Nowadays most of the bridges are designed with movable joints and bearings. They are used to allow for bridge deck displacements produced by: expansion and contraction of the bridge deck due to temperature changes, breaking or accelerating forces of vehicles and by long term changes of concrete such as creeping and shrinking. Joints and bearings are susceptible to durability problems and require maintenance and replacements. In order to reduce the maintenance costs and to lower the initial costs of construction, integral bridges - bridges without expansion joints and bearings - are used. In the case of integral bridges, bridge abutments and piers must be designed to be flexible enough to allow necessary deck displacements without reaching their ultimate bearing capacity and instability.

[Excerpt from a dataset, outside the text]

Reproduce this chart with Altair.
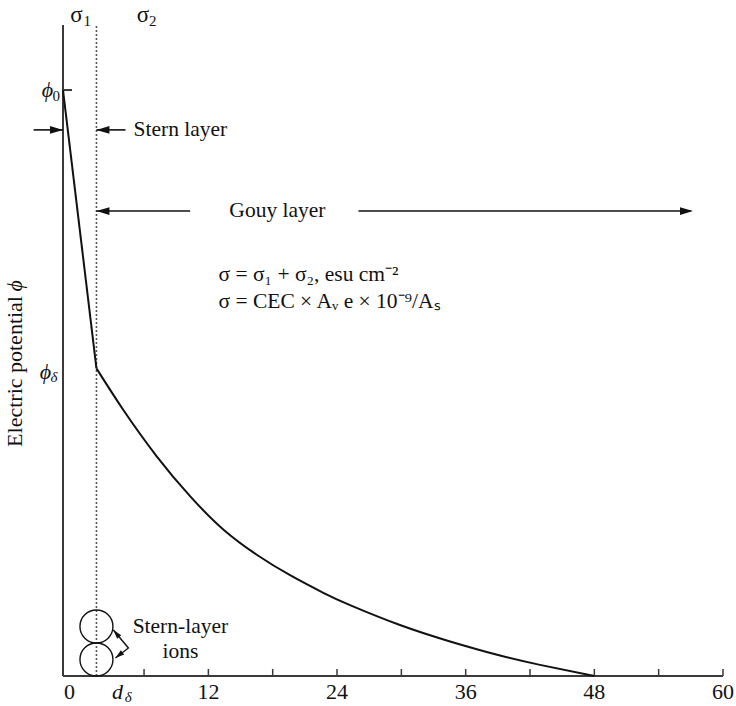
import altair as alt
import pandas as pd

# ---- values -------------------------------------------------------------
X_MIN, X_MAX = -1.56, 60.0          # surface (wall) sits just left of 0
Y_MAX = 111.1                        # top of potential axis
wall_x = -1.56
d_delta = 1.56                       # Stern-layer thickness
phi_0 = 100.0
phi_delta = 52.5

# Gouy (diffuse) layer decay, read point by point
gouy_x = [1.56, 4.07, 7.18, 10.29, 13.39, 16.51, 19.62, 22.72, 25.21,
          29.87, 34.54, 39.2, 42.93, 48.0]
gouy_phi = [52.5, 45.4, 37.5, 30.7, 25.0, 20.7, 17.2, 14.2, 12.1,
            8.7, 5.9, 3.5, 1.9, 0.0]

tick_values = [6, 12, 18, 24, 30, 36, 42, 48, 54, 60]
tick_labels = [12, 24, 36, 48, 60]

FONT = "Liberation Serif"
INK = "#111111"
AXIS = "#3a3a3a"
FS = 21.5

xs = alt.Scale(domain=[X_MIN, X_MAX], nice=False, zero=False)
ys = alt.Scale(domain=[0, Y_MAX], nice=False, zero=False)


def X(f="x"):
    return alt.X(f"{f}:Q", scale=xs, axis=None)


def Y(f="y"):
    return alt.Y(f"{f}:Q", scale=ys, axis=None)


# ---- axes ---------------------------------------------------------------
axes_df = pd.DataFrame({
    "x": [wall_x, wall_x, wall_x],
    "x2": [wall_x, X_MAX, -0.72],
    "y": [0, 0, phi_0],
    "y2": [Y_MAX, 0, phi_0],
})
axes = alt.Chart(axes_df).mark_rule(color=AXIS, strokeWidth=2).encode(
    x=X(), x2="x2:Q", y=Y(), y2="y2:Q")

ticks_df = pd.DataFrame({"x": tick_values, "y": [0] * len(tick_values),
                         "y2": [1.2] * len(tick_values)})
ticks = alt.Chart(ticks_df).mark_rule(color=AXIS, strokeWidth=1.5).encode(
    x=X(), y=Y(), y2="y2:Q")

tick_text = alt.Chart(pd.DataFrame({"x": tick_labels, "y": [0] * 5})).mark_text(
    font=FONT, fontSize=22, baseline="top", dy=6, color=INK).encode(
    x=X(), y=Y(), text="x:Q")

zero_text = alt.Chart(pd.DataFrame({"x": [-0.96], "y": [0], "t": ["0"]})).mark_text(
    font=FONT, fontSize=22, baseline="top", dy=6, color=INK).encode(
    x=X(), y=Y(), text="t:N")

d_text = alt.Chart(pd.DataFrame({"x": [3.52], "y": [0], "t": ["d"]})).mark_text(
    font=FONT, fontSize=22, fontStyle="italic", baseline="top", dy=6, color=INK).encode(
    x=X(), y=Y(), text="t:N")
d_sub = alt.Chart(pd.DataFrame({"x": [4.2], "y": [0], "t": ["δ"]})).mark_text(
    font=FONT, fontSize=15, fontStyle="italic", baseline="top", align="left",
    dy=14, color=INK).encode(x=X(), y=Y(), text="t:N")

# ---- Stern plane (dotted) ----------------------------------------------
stern_plane = alt.Chart(pd.DataFrame({"x": [d_delta], "y": [0], "y2": [Y_MAX]})).mark_rule(
    color="#555555", strokeWidth=1.6, strokeDash=[2, 2]).encode(
    x=X(), y=Y(), y2="y2:Q")

# ---- potential curve ----------------------------------------------------
stern_df = pd.DataFrame({"x": [wall_x, d_delta], "y": [phi_0, phi_delta]})
stern_drop = alt.Chart(stern_df).mark_line(color=INK, strokeWidth=2).encode(
    x=X(), y=Y())

gouy_df = pd.DataFrame({"x": gouy_x, "y": gouy_phi})
gouy = alt.Chart(gouy_df).mark_line(color=INK, strokeWidth=2, interpolate="natural").encode(
    x=X(), y=Y())

# ---- arrows -------------------------------------------------------------
y_stern = 93.2
y_gouy = 79.35
shafts_df = pd.DataFrame({
    "x": [-4.3, 4.27, d_delta, 26.0],
    "x2": [wall_x, d_delta, 10.3, 57.0],
    "y": [y_stern, y_stern, y_gouy, y_gouy],
})
shafts = alt.Chart(shafts_df).mark_rule(color=INK, strokeWidth=1.6).encode(
    x=X(), x2="x2:Q", y=Y())

HEAD = "M0,0L-2,-0.6L-2,0.6Z"
heads_df = pd.DataFrame({
    "x": [wall_x, d_delta, d_delta, 57.2],
    "y": [y_stern, y_stern, y_gouy, y_gouy],
    "a": [0, 180, 180, 0],
})
heads = alt.Chart(heads_df).mark_point(
    shape=HEAD, filled=True, color=INK, size=169, opacity=1).encode(
    x=X(), y=Y(), angle=alt.Angle("a:Q", scale=None))

# ---- Stern-layer ions ---------------------------------------------------
ions = alt.Chart(pd.DataFrame({"x": [d_delta, d_delta], "y": [2.82, 8.45]})).mark_point(
    shape="circle", filled=False, color=INK, size=1089, strokeWidth=1.4, opacity=1).encode(
    x=X(), y=Y())

ion_arrow_df = pd.DataFrame({"x": [3.14, 4.54, 3.33], "y": [7.85, 4.78, 3.07], "i": [0, 1, 2]})
ion_arrow = alt.Chart(ion_arrow_df).mark_line(color=INK, strokeWidth=1.4).encode(
    x=X(), y=Y(), order="i:Q")
ion_heads = alt.Chart(pd.DataFrame({"x": [3.14, 3.33], "y": [7.85, 3.07], "a": [230, 142]})).mark_point(
    shape=HEAD, filled=True, color=INK, size=81, opacity=1).encode(
    x=X(), y=Y(), angle=alt.Angle("a:Q", scale=None))

# ---- labels -------------------------------------------------------------
left_df = pd.DataFrame({
    "x": [5.02, 12.94, 12.94],
    "y": [y_stern, 68.4, 63.8],
    "t": ["Stern layer",
          "σ = σ₁ + σ₂, esu cm⁻²",
          "σ = CEC × Aᵥ e × 10⁻⁹/Aₛ"],
})
left_text = alt.Chart(left_df).mark_text(
    font=FONT, fontSize=FS, baseline="middle", align="left", color=INK).encode(
    x=X(), y=Y(), text="t:N")

center_df = pd.DataFrame({
    "x": [18.44, 9.39, 9.39],
    "y": [y_gouy, 8.36, 4.1],
    "t": ["Gouy layer", "Stern-layer", "ions"],
})
center_text = alt.Chart(center_df).mark_text(
    font=FONT, fontSize=FS, baseline="middle", align="center", color=INK).encode(
    x=X(), y=Y(), text="t:N")

sigma_df = pd.DataFrame({"x": [-0.31, 5.9], "y": [112.8, 112.8], "t": ["σ", "σ"]})
sigma = alt.Chart(sigma_df).mark_text(font=FONT, fontSize=23, baseline="middle", color=INK).encode(
    x=X(), y=Y(), text="t:N")
sigma_sub_df = pd.DataFrame({"x": [0.35, 6.46], "y": [111.7, 111.7], "t": ["1", "2"]})
sigma_sub = alt.Chart(sigma_sub_df).mark_text(
    font=FONT, fontSize=15, baseline="middle", align="left", color=INK).encode(
    x=X(), y=Y(), text="t:N")

phi_df = pd.DataFrame({"x": [-3.01, -3.2], "y": [phi_0, 51.9], "t": ["ϕ", "ϕ"]})
phi = alt.Chart(phi_df).mark_text(
    font=FONT, fontSize=22, fontStyle="italic", baseline="middle", color=INK).encode(
    x=X(), y=Y(), text="t:N")
phi_sub0 = alt.Chart(pd.DataFrame({"x": [-2.55], "y": [99.0], "t": ["0"]})).mark_text(
    font=FONT, fontSize=15, baseline="middle", align="left", color=INK).encode(
    x=X(), y=Y(), text="t:N")
phi_subd = alt.Chart(pd.DataFrame({"x": [-2.73], "y": [51.1], "t": ["δ"]})).mark_text(
    font=FONT, fontSize=15, fontStyle="italic", baseline="middle", align="left", color=INK).encode(
    x=X(), y=Y(), text="t:N")

ytitle = alt.Chart(pd.DataFrame({"x": [-6.0], "y": [39.1], "t": ["Electric potential"]})).mark_text(
    font=FONT, fontSize=22, angle=270, align="left", baseline="middle", color=INK).encode(
    x=X(), y=Y(), text="t:N")
ytitle_phi = alt.Chart(pd.DataFrame({"x": [-6.0], "y": [66.6], "t": ["ϕ"]})).mark_text(
    font=FONT, fontSize=22, angle=270, fontStyle="italic", baseline="middle", color=INK).encode(
    x=X(), y=Y(), text="t:N")

chart = alt.layer(
    axes, ticks, stern_plane, stern_drop, gouy, shafts, heads, ions, ion_arrow, ion_heads,
    tick_text, zero_text, d_text, d_sub, left_text, center_text, sigma, sigma_sub,
    phi, phi_sub0, phi_subd, ytitle, ytitle_phi,
).properties(
    width=660, height=651,
    background="white",
    autosize=alt.AutoSizeParams(type="none"),
    padding={"left": 63, "top": 25, "right": 13, "bottom": 30},
).configure_view(stroke=None)

chart.save("out.html", embed_options={"renderer": "svg", "actions": False})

The aim of this master thesis is to conduct a research on structural response of circular CFT (concrete filled tube) composite columns used as intermediate piers in integral bridges subjected to axial forces and bending moments caused by bridge weight and deck displacements respectively. The analysis is performed by finite element method using the software package Abaqus. A three dimensional model is defined using solid elements for both materials and paying special attention to the steel to concrete contact. Nonlinear behaviour of steel and concrete is taken into account. The confining effect of the concrete is also considered. Variations are done in ratio of steel and concrete used in the piers and also in N/Nu ratio for the equivalent bending moments. The finite element model is verified by comparing the results of numerical analysis with the results obtained by EN1994-1-1 and by other research studies on this subject. The results of the analysis are used to make conclusions and are compared to Eurocode design codes.